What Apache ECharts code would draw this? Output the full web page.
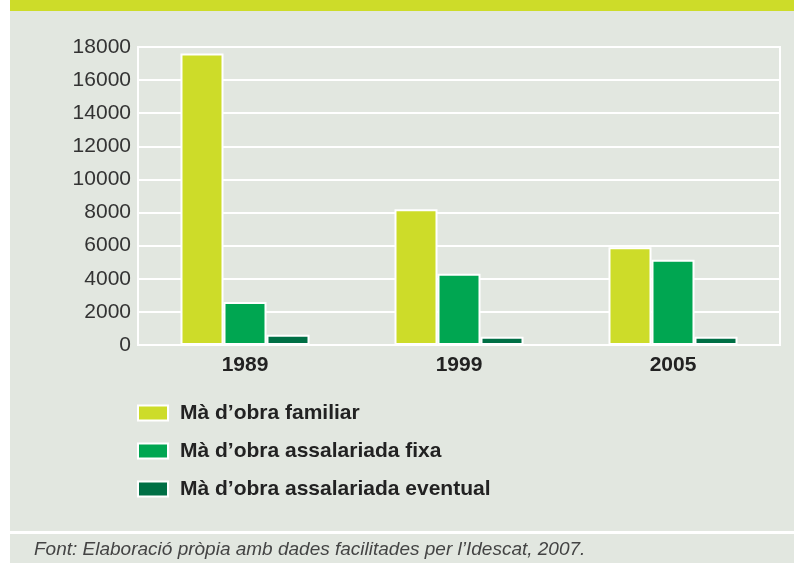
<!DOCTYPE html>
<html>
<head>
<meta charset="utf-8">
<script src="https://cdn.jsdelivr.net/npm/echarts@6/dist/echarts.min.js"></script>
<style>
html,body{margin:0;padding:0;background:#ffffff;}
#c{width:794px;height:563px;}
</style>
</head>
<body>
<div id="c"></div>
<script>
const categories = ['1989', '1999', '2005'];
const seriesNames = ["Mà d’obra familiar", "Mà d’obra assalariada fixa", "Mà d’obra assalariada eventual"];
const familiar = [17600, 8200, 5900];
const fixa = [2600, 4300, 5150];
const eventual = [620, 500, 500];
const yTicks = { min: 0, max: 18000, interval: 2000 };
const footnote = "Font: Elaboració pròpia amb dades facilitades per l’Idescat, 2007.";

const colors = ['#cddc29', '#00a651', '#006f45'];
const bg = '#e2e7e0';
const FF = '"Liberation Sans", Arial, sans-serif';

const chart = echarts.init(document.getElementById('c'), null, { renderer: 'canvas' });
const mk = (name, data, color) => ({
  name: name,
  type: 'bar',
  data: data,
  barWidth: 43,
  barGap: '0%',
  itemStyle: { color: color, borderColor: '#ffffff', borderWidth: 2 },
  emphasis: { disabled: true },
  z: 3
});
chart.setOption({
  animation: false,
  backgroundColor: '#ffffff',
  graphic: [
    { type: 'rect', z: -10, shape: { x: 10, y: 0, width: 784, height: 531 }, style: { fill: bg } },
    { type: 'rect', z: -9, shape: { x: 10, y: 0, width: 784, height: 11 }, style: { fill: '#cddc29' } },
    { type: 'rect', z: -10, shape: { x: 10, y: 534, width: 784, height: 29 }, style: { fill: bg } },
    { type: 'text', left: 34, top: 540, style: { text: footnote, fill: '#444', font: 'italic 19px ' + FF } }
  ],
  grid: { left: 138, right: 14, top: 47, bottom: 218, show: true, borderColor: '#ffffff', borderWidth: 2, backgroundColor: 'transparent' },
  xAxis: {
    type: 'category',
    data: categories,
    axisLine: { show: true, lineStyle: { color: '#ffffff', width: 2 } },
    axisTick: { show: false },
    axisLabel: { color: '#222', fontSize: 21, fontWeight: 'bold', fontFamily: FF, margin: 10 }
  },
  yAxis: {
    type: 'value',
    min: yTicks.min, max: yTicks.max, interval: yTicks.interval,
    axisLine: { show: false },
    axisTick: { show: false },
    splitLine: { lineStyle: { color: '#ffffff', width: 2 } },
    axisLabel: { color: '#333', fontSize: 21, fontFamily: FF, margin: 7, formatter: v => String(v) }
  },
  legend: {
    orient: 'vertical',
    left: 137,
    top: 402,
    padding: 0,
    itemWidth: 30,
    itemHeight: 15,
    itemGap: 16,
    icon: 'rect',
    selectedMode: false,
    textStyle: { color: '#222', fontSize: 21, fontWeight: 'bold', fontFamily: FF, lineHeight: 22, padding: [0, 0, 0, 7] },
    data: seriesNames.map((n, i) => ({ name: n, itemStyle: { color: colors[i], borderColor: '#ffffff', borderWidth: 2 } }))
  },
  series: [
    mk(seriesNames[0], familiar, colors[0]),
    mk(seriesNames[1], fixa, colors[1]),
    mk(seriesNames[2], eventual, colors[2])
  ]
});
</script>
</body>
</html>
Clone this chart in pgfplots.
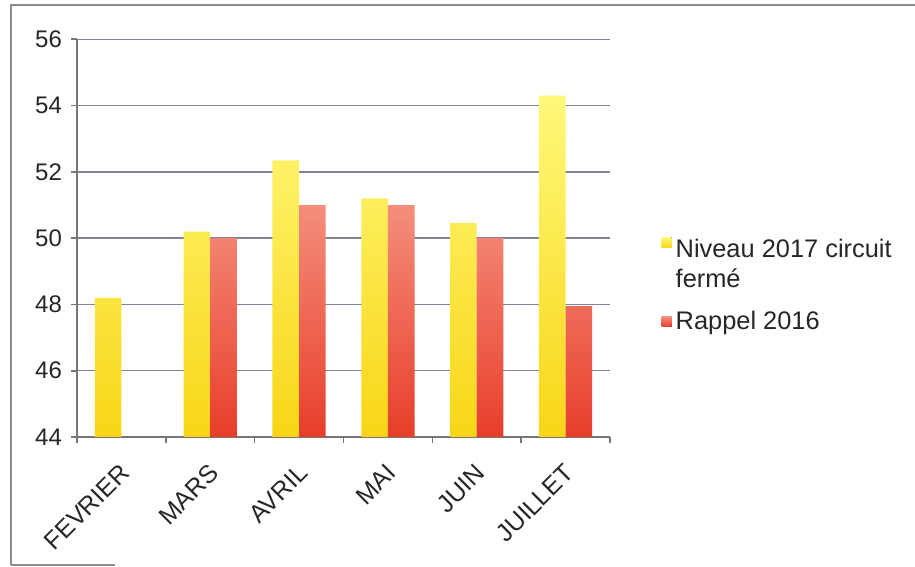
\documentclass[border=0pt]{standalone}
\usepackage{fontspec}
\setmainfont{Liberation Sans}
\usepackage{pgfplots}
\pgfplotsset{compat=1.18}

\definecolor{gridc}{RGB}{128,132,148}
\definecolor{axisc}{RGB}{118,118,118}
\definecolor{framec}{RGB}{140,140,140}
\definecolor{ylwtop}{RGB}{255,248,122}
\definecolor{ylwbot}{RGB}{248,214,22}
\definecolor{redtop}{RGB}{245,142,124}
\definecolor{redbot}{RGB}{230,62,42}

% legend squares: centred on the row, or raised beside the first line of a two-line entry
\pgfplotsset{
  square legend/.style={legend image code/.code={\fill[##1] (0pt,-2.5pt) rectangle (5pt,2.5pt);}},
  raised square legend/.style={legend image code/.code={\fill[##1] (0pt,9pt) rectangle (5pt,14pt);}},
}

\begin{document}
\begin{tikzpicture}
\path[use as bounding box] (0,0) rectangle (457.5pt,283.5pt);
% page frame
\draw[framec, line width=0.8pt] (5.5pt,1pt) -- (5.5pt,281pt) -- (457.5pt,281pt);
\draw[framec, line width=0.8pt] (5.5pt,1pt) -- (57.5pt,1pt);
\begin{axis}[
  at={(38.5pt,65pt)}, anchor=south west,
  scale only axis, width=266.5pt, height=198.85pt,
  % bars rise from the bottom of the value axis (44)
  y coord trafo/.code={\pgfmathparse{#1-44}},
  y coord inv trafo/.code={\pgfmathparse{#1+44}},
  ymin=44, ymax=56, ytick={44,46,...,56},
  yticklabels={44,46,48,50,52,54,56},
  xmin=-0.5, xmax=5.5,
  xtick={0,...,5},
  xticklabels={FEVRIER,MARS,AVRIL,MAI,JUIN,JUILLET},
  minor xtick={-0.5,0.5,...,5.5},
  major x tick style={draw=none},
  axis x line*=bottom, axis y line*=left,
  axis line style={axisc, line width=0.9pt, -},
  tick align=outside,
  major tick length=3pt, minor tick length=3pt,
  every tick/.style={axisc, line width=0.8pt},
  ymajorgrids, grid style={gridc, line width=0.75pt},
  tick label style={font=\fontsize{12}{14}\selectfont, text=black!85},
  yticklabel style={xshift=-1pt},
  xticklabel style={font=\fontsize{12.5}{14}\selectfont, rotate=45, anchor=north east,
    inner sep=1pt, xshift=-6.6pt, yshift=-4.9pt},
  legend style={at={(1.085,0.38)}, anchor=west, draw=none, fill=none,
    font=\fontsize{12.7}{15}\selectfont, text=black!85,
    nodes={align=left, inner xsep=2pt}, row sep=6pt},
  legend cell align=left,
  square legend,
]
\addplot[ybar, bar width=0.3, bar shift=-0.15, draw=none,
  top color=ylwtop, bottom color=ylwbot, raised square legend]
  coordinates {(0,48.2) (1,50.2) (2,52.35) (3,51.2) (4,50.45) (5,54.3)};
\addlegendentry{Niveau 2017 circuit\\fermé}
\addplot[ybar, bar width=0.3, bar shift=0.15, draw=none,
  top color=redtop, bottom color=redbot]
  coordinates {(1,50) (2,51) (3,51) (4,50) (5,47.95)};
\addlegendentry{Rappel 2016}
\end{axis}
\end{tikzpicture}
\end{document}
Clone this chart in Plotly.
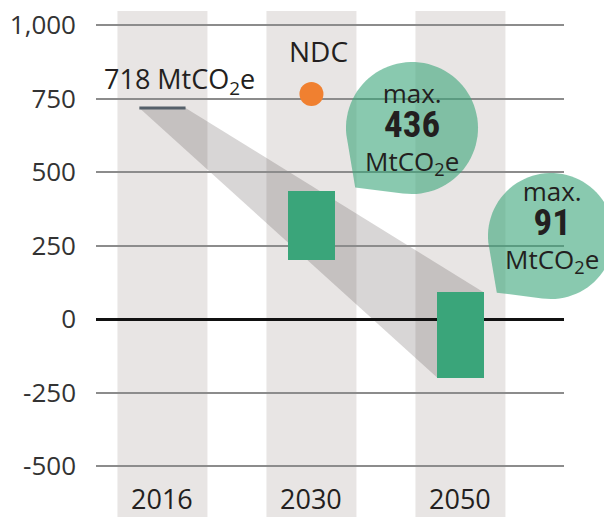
· · · ·
» **Directions**:
Reproduce the data above in full, exactly as it is, with the pictures left out.

» **The solution**:
What Apache ECharts code would draw this? Output the full web page.
<!DOCTYPE html>
<html>
<head>
<meta charset="utf-8">
<script src="https://cdn.jsdelivr.net/npm/echarts@6/dist/echarts.min.js"></script>
<style>
html,body{margin:0;padding:0;background:#ffffff;}
#c{width:794px;height:563px;}
</style>
</head>
<body>
<div id="c"></div>
<script>
const categories = ['1989', '1999', '2005'];
const seriesNames = ["Mà d’obra familiar", "Mà d’obra assalariada fixa", "Mà d’obra assalariada eventual"];
const familiar = [17600, 8200, 5900];
const fixa = [2600, 4300, 5150];
const eventual = [620, 500, 500];
const yTicks = { min: 0, max: 18000, interval: 2000 };
const footnote = "Font: Elaboració pròpia amb dades facilitades per l’Idescat, 2007.";

const colors = ['#cddc29', '#00a651', '#006f45'];
const bg = '#e2e7e0';
const FF = '"Liberation Sans", Arial, sans-serif';

const chart = echarts.init(document.getElementById('c'), null, { renderer: 'canvas' });
const mk = (name, data, color) => ({
  name: name,
  type: 'bar',
  data: data,
  barWidth: 43,
  barGap: '0%',
  itemStyle: { color: color, borderColor: '#ffffff', borderWidth: 2 },
  emphasis: { disabled: true },
  z: 3
});
chart.setOption({
  animation: false,
  backgroundColor: '#ffffff',
  graphic: [
    { type: 'rect', z: -10, shape: { x: 10, y: 0, width: 784, height: 531 }, style: { fill: bg } },
    { type: 'rect', z: -9, shape: { x: 10, y: 0, width: 784, height: 11 }, style: { fill: '#cddc29' } },
    { type: 'rect', z: -10, shape: { x: 10, y: 534, width: 784, height: 29 }, style: { fill: bg } },
    { type: 'text', left: 34, top: 540, style: { text: footnote, fill: '#444', font: 'italic 19px ' + FF } }
  ],
  grid: { left: 138, right: 14, top: 47, bottom: 218, show: true, borderColor: '#ffffff', borderWidth: 2, backgroundColor: 'transparent' },
  xAxis: {
    type: 'category',
    data: categories,
    axisLine: { show: true, lineStyle: { color: '#ffffff', width: 2 } },
    axisTick: { show: false },
    axisLabel: { color: '#222', fontSize: 21, fontWeight: 'bold', fontFamily: FF, margin: 10 }
  },
  yAxis: {
    type: 'value',
    min: yTicks.min, max: yTicks.max, interval: yTicks.interval,
    axisLine: { show: false },
    axisTick: { show: false },
    splitLine: { lineStyle: { color: '#ffffff', width: 2 } },
    axisLabel: { color: '#333', fontSize: 21, fontFamily: FF, margin: 7, formatter: v => String(v) }
  },
  legend: {
    orient: 'vertical',
    left: 137,
    top: 402,
    padding: 0,
    itemWidth: 30,
    itemHeight: 15,
    itemGap: 16,
    icon: 'rect',
    selectedMode: false,
    textStyle: { color: '#222', fontSize: 21, fontWeight: 'bold', fontFamily: FF, lineHeight: 22, padding: [0, 0, 0, 7] },
    data: seriesNames.map((n, i) => ({ name: n, itemStyle: { color: colors[i], borderColor: '#ffffff', borderWidth: 2 } }))
  },
  series: [
    mk(seriesNames[0], familiar, colors[0]),
    mk(seriesNames[1], fixa, colors[1]),
    mk(seriesNames[2], eventual, colors[2])
  ]
});
</script>
</body>
</html>
Clone this chart in pgfplots.
\documentclass[border=0pt]{standalone}
\usepackage{fontspec}
\setmainfont{Liberation Sans}
\usepackage{pgfplots}
\pgfplotsset{compat=1.18}

\definecolor{gridc}{RGB}{128,132,148}
\definecolor{axisc}{RGB}{118,118,118}
\definecolor{framec}{RGB}{140,140,140}
\definecolor{ylwtop}{RGB}{255,248,122}
\definecolor{ylwbot}{RGB}{248,214,22}
\definecolor{redtop}{RGB}{245,142,124}
\definecolor{redbot}{RGB}{230,62,42}

% legend squares: centred on the row, or raised beside the first line of a two-line entry
\pgfplotsset{
  square legend/.style={legend image code/.code={\fill[##1] (0pt,-2.5pt) rectangle (5pt,2.5pt);}},
  raised square legend/.style={legend image code/.code={\fill[##1] (0pt,9pt) rectangle (5pt,14pt);}},
}

\begin{document}
\begin{tikzpicture}
\path[use as bounding box] (0,0) rectangle (457.5pt,283.5pt);
% page frame
\draw[framec, line width=0.8pt] (5.5pt,1pt) -- (5.5pt,281pt) -- (457.5pt,281pt);
\draw[framec, line width=0.8pt] (5.5pt,1pt) -- (57.5pt,1pt);
\begin{axis}[
  at={(38.5pt,65pt)}, anchor=south west,
  scale only axis, width=266.5pt, height=198.85pt,
  % bars rise from the bottom of the value axis (44)
  y coord trafo/.code={\pgfmathparse{#1-44}},
  y coord inv trafo/.code={\pgfmathparse{#1+44}},
  ymin=44, ymax=56, ytick={44,46,...,56},
  yticklabels={44,46,48,50,52,54,56},
  xmin=-0.5, xmax=5.5,
  xtick={0,...,5},
  xticklabels={FEVRIER,MARS,AVRIL,MAI,JUIN,JUILLET},
  minor xtick={-0.5,0.5,...,5.5},
  major x tick style={draw=none},
  axis x line*=bottom, axis y line*=left,
  axis line style={axisc, line width=0.9pt, -},
  tick align=outside,
  major tick length=3pt, minor tick length=3pt,
  every tick/.style={axisc, line width=0.8pt},
  ymajorgrids, grid style={gridc, line width=0.75pt},
  tick label style={font=\fontsize{12}{14}\selectfont, text=black!85},
  yticklabel style={xshift=-1pt},
  xticklabel style={font=\fontsize{12.5}{14}\selectfont, rotate=45, anchor=north east,
    inner sep=1pt, xshift=-6.6pt, yshift=-4.9pt},
  legend style={at={(1.085,0.38)}, anchor=west, draw=none, fill=none,
    font=\fontsize{12.7}{15}\selectfont, text=black!85,
    nodes={align=left, inner xsep=2pt}, row sep=6pt},
  legend cell align=left,
  square legend,
]
\addplot[ybar, bar width=0.3, bar shift=-0.15, draw=none,
  top color=ylwtop, bottom color=ylwbot, raised square legend]
  coordinates {(0,48.2) (1,50.2) (2,52.35) (3,51.2) (4,50.45) (5,54.3)};
\addlegendentry{Niveau 2017 circuit\\fermé}
\addplot[ybar, bar width=0.3, bar shift=0.15, draw=none,
  top color=redtop, bottom color=redbot]
  coordinates {(1,50) (2,51) (3,51) (4,50) (5,47.95)};
\addlegendentry{Rappel 2016}
\end{axis}
\end{tikzpicture}
\end{document}
Clone this chart in Plotly.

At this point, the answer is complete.